# [Problem to work on]
Reproduce every entry below precisely; do not include the pictures.

# [Data extract]
** Start **
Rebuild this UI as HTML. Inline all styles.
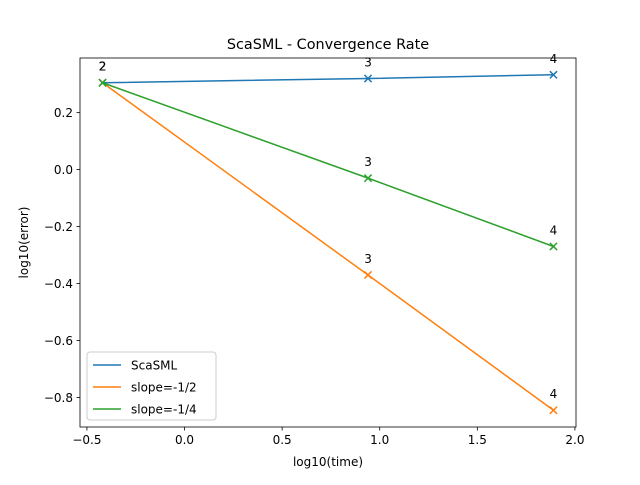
<!DOCTYPE html>
<html><head><meta charset="utf-8"><style>
body{margin:0;background:#fff}
svg{font-family:"DejaVu Sans","Liberation Sans",sans-serif}
</style></head><body>
<svg id="chart" width="640" height="480" viewBox="0 0 640 480">
<rect width="640" height="480" fill="#fff"/>
<g id="plot"></g>
</svg>
<script>
const xTimes=[-0.42,0.94,1.89];
const scasml=[0.305,0.320,0.333];
const slopeHalf=[0.305,-0.370,-0.845];
const slopeQuarter=[0.305,-0.030,-0.270];
const pointLabels=["2","3","4"];
const xTicks=[-0.5,0.0,0.5,1.0,1.5,2.0];
const yTicks=[0.2,0.0,-0.2,-0.4,-0.6,-0.8];
const seriesNames=["ScaSML","slope=-1/2","slope=-1/4"];

const L=80,R=576,T=58,B=427;
const all=scasml.concat(slopeHalf,slopeQuarter);
const xmin0=Math.min(...xTimes),xmax0=Math.max(...xTimes);
const ymin0=Math.min(...all),ymax0=Math.max(...all);
const xm=(xmax0-xmin0)*0.05,ym=(ymax0-ymin0)*0.05;
const xmin=xmin0-xm,xmax=xmax0+xm,ymin=ymin0-ym,ymax=ymax0+ym;
const sx=v=>L+(v-xmin)/(xmax-xmin)*(R-L);
const sy=v=>B-(v-ymin)/(ymax-ymin)*(B-T);
const fmt=v=>v.toFixed(1).replace('-','\u2212');
const NS="http://www.w3.org/2000/svg";
const g=document.getElementById('plot');
function mk(tag,attrs,parent){const e=document.createElementNS(NS,tag);for(const k in attrs)e.setAttribute(k,attrs[k]);(parent||g).appendChild(e);return e;}

const title=mk('text',{x:(L+R)/2,y:49,'text-anchor':'middle','font-size':14.4});
title.textContent='ScaSML - Convergence Rate';



xTicks.forEach(t=>{
  const x=sx(t);
  const tk=mk('line',{x1:x,x2:x,y1:B,y2:B+3.5,stroke:'#000','stroke-width':0.8});
  
  
  const lb=mk('text',{x:x,y:B+17,'text-anchor':'middle','font-size':12});
  lb.textContent=fmt(t);
  
  
});
yTicks.forEach(t=>{
  const y=sy(t);
  const tk=mk('line',{x1:L-3.5,x2:L,y1:y,y2:y,stroke:'#000','stroke-width':0.8});
  
  
  const lb=mk('text',{x:L-7,y:y+4.5,'text-anchor':'end','font-size':12});
  lb.textContent=fmt(t);
  
  
});
const xt=mk('text',{x:(L+R)/2,y:466,'text-anchor':'middle','font-size':12});
xt.textContent='log10(time)';


const yt=mk('text',{x:0,y:0,'text-anchor':'middle','font-size':12,transform:`translate(28,${(T+B)/2}) rotate(-90)`});
yt.textContent='log10(error)';



const colors=['#1f77b4','#ff7f0e','#2ca02c'];
[scasml,slopeHalf,slopeQuarter].forEach((ser,si)=>{
  const pts=ser.map((v,i)=>sx(xTimes[i])+','+sy(v)).join(' ');
  const pl=mk('polyline',{points:pts,fill:'none',stroke:colors[si],'stroke-width':1.5});
  
  
  ser.forEach((v,i)=>{
    const x=sx(xTimes[i]),y=sy(v),s=3.6;
    const m=mk('path',{d:`M${x-s},${y-s}L${x+s},${y+s}M${x-s},${y+s}L${x+s},${y-s}`,stroke:colors[si],'stroke-width':1.5});
    
    
    const lb=mk('text',{x:x,y:y-12,'text-anchor':'middle','font-size':12});
    lb.textContent=pointLabels[i];
    
    
  });
});

const frame=mk('rect',{x:L,y:T,width:R-L,height:B-T,fill:'none',stroke:'#000','stroke-width':0.8});



const lg=mk('g',{});


mk('rect',{x:87,y:352,width:129,height:68,rx:3,fill:'#fff','fill-opacity':0.8,stroke:'#ccc','stroke-width':1},lg);
seriesNames.forEach((n,i)=>{
  const y=365+i*22;
  const e=mk('g',{},lg);
  
  
  mk('line',{x1:93,x2:121,y1:y,y2:y,stroke:colors[i],'stroke-width':1.5},e);
  const t=mk('text',{x:131,y:y+4.5,'font-size':12},e);
  t.textContent=n;
});
</script>
</body></html>
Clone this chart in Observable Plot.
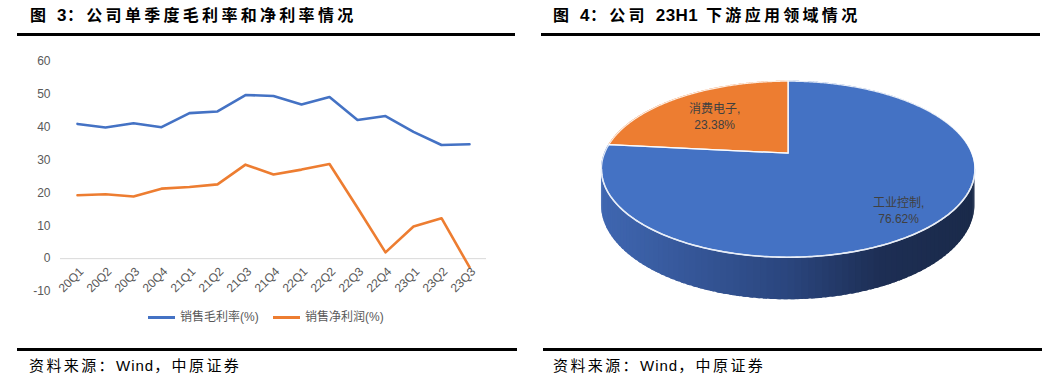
** End **
# [Task solution]
Rebuild this UI as HTML. Inline all styles.
<!DOCTYPE html>
<html><head><meta charset="utf-8"><style>
body{margin:0;background:#fff}
svg{font-family:"DejaVu Sans","Liberation Sans",sans-serif}
</style></head><body>
<svg id="chart" width="640" height="480" viewBox="0 0 640 480">
<rect width="640" height="480" fill="#fff"/>
<g id="plot"></g>
</svg>
<script>
const xTimes=[-0.42,0.94,1.89];
const scasml=[0.305,0.320,0.333];
const slopeHalf=[0.305,-0.370,-0.845];
const slopeQuarter=[0.305,-0.030,-0.270];
const pointLabels=["2","3","4"];
const xTicks=[-0.5,0.0,0.5,1.0,1.5,2.0];
const yTicks=[0.2,0.0,-0.2,-0.4,-0.6,-0.8];
const seriesNames=["ScaSML","slope=-1/2","slope=-1/4"];

const L=80,R=576,T=58,B=427;
const all=scasml.concat(slopeHalf,slopeQuarter);
const xmin0=Math.min(...xTimes),xmax0=Math.max(...xTimes);
const ymin0=Math.min(...all),ymax0=Math.max(...all);
const xm=(xmax0-xmin0)*0.05,ym=(ymax0-ymin0)*0.05;
const xmin=xmin0-xm,xmax=xmax0+xm,ymin=ymin0-ym,ymax=ymax0+ym;
const sx=v=>L+(v-xmin)/(xmax-xmin)*(R-L);
const sy=v=>B-(v-ymin)/(ymax-ymin)*(B-T);
const fmt=v=>v.toFixed(1).replace('-','\u2212');
const NS="http://www.w3.org/2000/svg";
const g=document.getElementById('plot');
function mk(tag,attrs,parent){const e=document.createElementNS(NS,tag);for(const k in attrs)e.setAttribute(k,attrs[k]);(parent||g).appendChild(e);return e;}

const title=mk('text',{x:(L+R)/2,y:49,'text-anchor':'middle','font-size':14.4});
title.textContent='ScaSML - Convergence Rate';



xTicks.forEach(t=>{
  const x=sx(t);
  const tk=mk('line',{x1:x,x2:x,y1:B,y2:B+3.5,stroke:'#000','stroke-width':0.8});
  
  
  const lb=mk('text',{x:x,y:B+17,'text-anchor':'middle','font-size':12});
  lb.textContent=fmt(t);
  
  
});
yTicks.forEach(t=>{
  const y=sy(t);
  const tk=mk('line',{x1:L-3.5,x2:L,y1:y,y2:y,stroke:'#000','stroke-width':0.8});
  
  
  const lb=mk('text',{x:L-7,y:y+4.5,'text-anchor':'end','font-size':12});
  lb.textContent=fmt(t);
  
  
});
const xt=mk('text',{x:(L+R)/2,y:466,'text-anchor':'middle','font-size':12});
xt.textContent='log10(time)';


const yt=mk('text',{x:0,y:0,'text-anchor':'middle','font-size':12,transform:`translate(28,${(T+B)/2}) rotate(-90)`});
yt.textContent='log10(error)';



const colors=['#1f77b4','#ff7f0e','#2ca02c'];
[scasml,slopeHalf,slopeQuarter].forEach((ser,si)=>{
  const pts=ser.map((v,i)=>sx(xTimes[i])+','+sy(v)).join(' ');
  const pl=mk('polyline',{points:pts,fill:'none',stroke:colors[si],'stroke-width':1.5});
  
  
  ser.forEach((v,i)=>{
    const x=sx(xTimes[i]),y=sy(v),s=3.6;
    const m=mk('path',{d:`M${x-s},${y-s}L${x+s},${y+s}M${x-s},${y+s}L${x+s},${y-s}`,stroke:colors[si],'stroke-width':1.5});
    
    
    const lb=mk('text',{x:x,y:y-12,'text-anchor':'middle','font-size':12});
    lb.textContent=pointLabels[i];
    
    
  });
});

const frame=mk('rect',{x:L,y:T,width:R-L,height:B-T,fill:'none',stroke:'#000','stroke-width':0.8});



const lg=mk('g',{});


mk('rect',{x:87,y:352,width:129,height:68,rx:3,fill:'#fff','fill-opacity':0.8,stroke:'#ccc','stroke-width':1},lg);
seriesNames.forEach((n,i)=>{
  const y=365+i*22;
  const e=mk('g',{},lg);
  
  
  mk('line',{x1:93,x2:121,y1:y,y2:y,stroke:colors[i],'stroke-width':1.5},e);
  const t=mk('text',{x:131,y:y+4.5,'font-size':12},e);
  t.textContent=n;
});
</script>
</body></html>
Clone this chart in Observable Plot.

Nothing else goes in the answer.